Everyday I have to get a list of files in a directory with a special condition and feed this list to a for loop to be processed. Since I do not use Unix all the time, it is tricky for me to get that list of files. So, the question is whether there are commands that will give me the file names with a specific condition. See explanation and example below.
This is what I have to do.
Do ls -l to show all the files
Look for the last file that has a .x at the end
Get all the file names after the last .x files
Type in for x in and then copy-paste each file name separated by a space after the word in
Here is an example:
Type in ls -l and get the following list of files
A1.b.x
A2.d.e.f
A3.g.h.i
A4.j.x
A5.k.l.m
A6.n.o.p
The last file with a .x suffix is A4.j.x
So, the files after the last .x file are:
A5.k.l.m
A6.n.o.p
The for loop command will look like the following. I have to manually copy-paste the file names in.
for x in A5.k.l.m A6.n.o.p Is there a way to get the file name list with a command and then feed/pipe it to the for command?
I apologize if this is not clear. Please let me know if more clarification is needed.
$ ls -1 april/
A1.b.x
A2.d.e.f
A3.g.h.i
A4.j.x
A5.k.l.m
A6.n.o.p
#!/bin/bash
# script name: after_last_x.sh
# Expects the name of the directory to process
# Script lives outside to avoid being included
cd "$1"
# Place holder for files found
fnames=()
# Start processing the list
for f in $(echo *); do
# Clear the place holder if the marked file is found
[[ $f =~ x$ ]] && fnames=() && continue
# Add to place holder after last marked file
fnames+=("$f")
done
# Display result
printf "%s\n" ${fnames[@]}
Linux (server name) 3.0.101-108.52-default #1 SMP Tue May 29 19:42:53 UTC 2018 (80e6815) x86_64 x86_64 x86_64 GNU/Linux
As far as the ls version, i do not know how to search for that.
The files do not start with an A. I just happened to pick that as examples.
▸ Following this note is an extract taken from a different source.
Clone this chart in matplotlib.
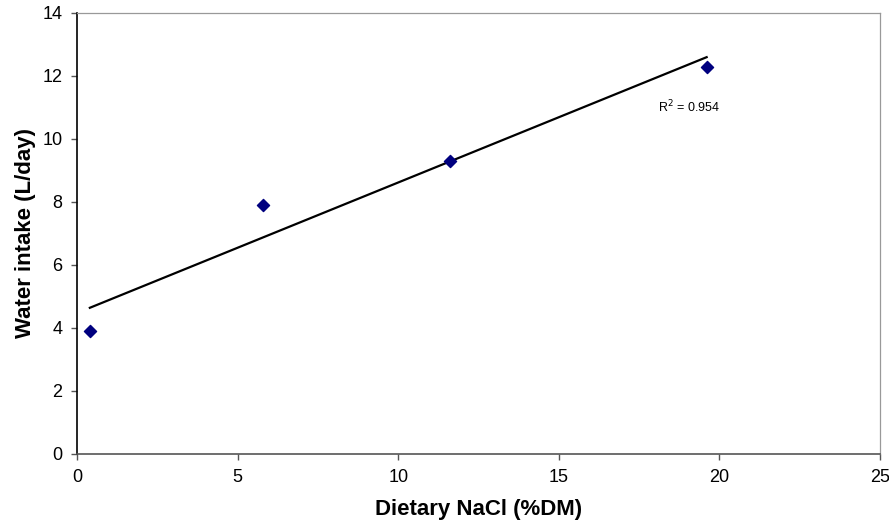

There are numbers imbedded in the file names which are the dates & times the files were received and created.
Too bad - had my olfactory monitor not collapsed recently, I could have smelled your sample didn't meet your reality, and of course had not mapped your sample data in my proposal.
As it turns out my proposal doesn't apply, please adapt it to meet your request.
Assuming (1) that there are other files in that directory but you are only interested in those that start with mRefresh; and (2) that the timestamp in the filename is the one you should be relying on:
ls -r mRefresh_* | sed '/\.x$/,$ d'
The files will be in reverse order, I'm afraid, but you can fix that if necessary by adding | tac to the pipeline.
All the files in the directory start with mRefresh_
The timestamp doesn't matter to me in my script.
The order doesn't matter to me because I just need to copy them to another directory.
So, your code works for me.
Another solution with shell internals, relying on the alphabetic order of the file names
out=""
for f in *
do
if [[ $f == *.x ]]
then
out=""
else
# append $f to $out (after a newline if $out is not empty)
out="${out:+$out
}$f"
fi
done
echo "$out"
This uses a simple shell string as an output buffer,
otherwise it works like the solution with a bash array in post#3 (by Aia, see my corrections in post#4).